In 1983, 20 years after Cocteau’s death, a 70-year-old Marais returned to the stage with his heartfelt one-man show Cocteau-Marais and played to packed houses every night at the L’Atelier, the theatre where he had taken his first acting steps at the Dullin school.

Yet he was far more than just Cocteau’s protege, starring in films by such directors as Sacha Guitry, Jean Renoir, Luchino Visconti, Jacques Demy and Abel Gance. His last significant screen appearance came in 1998 as an elderly art critic in Bernardo Bertolucci’s Tuscan fantasy Stealing Beauty, confirming there was far more to his repertoire than the vigorous muscularity that defined most of his career.

In 1959 at the Gala de l’Union Des Artistes, at which celebrities performed sometimes hair-raising stunts, Marais outstripped everyone by shinning up an 18-metre pole, lighting a cigarette from a gas jet burning at its top, and sliding down again. The director André Hunebelle witnessed the stunt, leading to a lead role in the swashbuckling adventure Le Bossu and a string of physically demanding roles in which Marais, despite the onset of middle age, insisted on doing his own stunts.
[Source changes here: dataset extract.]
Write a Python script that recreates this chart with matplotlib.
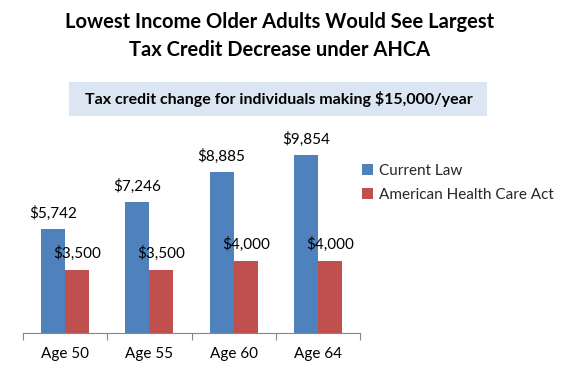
import matplotlib
matplotlib.use("Agg")
import matplotlib.pyplot as plt
import numpy as np
from matplotlib.patches import Rectangle

categories = ["Age 50", "Age 55", "Age 60", "Age 64"]
current_law = [5742, 7246, 8885, 9854]
ahca = [3500, 3500, 4000, 4000]
series_names = ["Current Law", "American Health Care Act"]
title = "Lowest Income Older Adults Would See Largest\nTax Credit Decrease under AHCA"
subtitle = "Tax credit change for individuals making $15,000/year"

plt.rcParams['font.family'] = ['Lato', 'DejaVu Sans']
W, H = 561, 368
fig = plt.figure(figsize=(W/100, H/100), dpi=100)

blue = "#4F81BD"
red = "#C0504D"

ax = fig.add_axes([23/W, (H-333)/H, 337/W, 217/H])
x = np.arange(len(categories))
bw = 0.286
b1 = ax.bar(x - bw/2, current_law, bw, color=blue, label=series_names[0])
b2 = ax.bar(x + bw/2, ahca, bw, color=red, label=series_names[1])
ax.set_xlim(-0.5, len(categories) - 0.5)
ax.set_ylim(0, 12000)
for s in ["top", "right", "left"]:
    ax.spines[s].set_visible(False)
ax.spines["bottom"].set_color("#868686")
ax.set_yticks([])
ax.set_xticks(np.arange(-0.5, len(categories), 1.0))
ax.set_xticklabels([])
ax.tick_params(axis="x", length=5, color="#868686", width=0.8)
ax.set_xticks(x, minor=True)
ax.set_xticklabels(categories, minor=True, fontsize=11)
ax.tick_params(axis="x", which="minor", length=0, pad=10)

for bars, vals in ((b1, current_law), (b2, ahca)):
    for rect, v in zip(bars, vals):
        ax.annotate(f"${v:,}", (rect.get_x() + rect.get_width()/2, v),
                    xytext=(0, 6), textcoords="offset points",
                    ha="center", va="bottom", fontsize=11, color="#000000", clip_on=False)

leg = ax.legend(loc="upper left", bbox_to_anchor=(362/W, (H-164)/H), bbox_transform=fig.transFigure,
                frameon=False, fontsize=11, handlelength=0.7, handleheight=0.7,
                handletextpad=0.4, labelspacing=0.65, borderaxespad=0, borderpad=0)
for t in leg.get_texts():
    t.set_color("#262626")

fig.text(280/W, 1 - 36/H, title, ha="center", va="center", fontsize=14.5,
         fontweight="bold", linespacing=1.45)

fig.patches.append(Rectangle((69/W, 1 - 116/H), (487-69)/W, 34/H, transform=fig.transFigure,
                             facecolor="#DCE6F2", edgecolor="none", zorder=0))
fig.text(279/W, 1 - 99/H, subtitle, ha="center", va="center", fontsize=11.5, fontweight="bold")

fig.savefig("out.png", dpi=100)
“He did amazing things on the screen but he never trained for them,” said Jean-Paul Belmondo of Marais’ autodidactic development as an actor.

“I just always wanted to be happy,” Marais told Le Figaro a few months before he died. “Perhaps that’s what pleased Cocteau, who was so anguished, yet I have never known stress. I was a sort of beast, a peasant type. I had no culture. I was given an unbelievable chance.”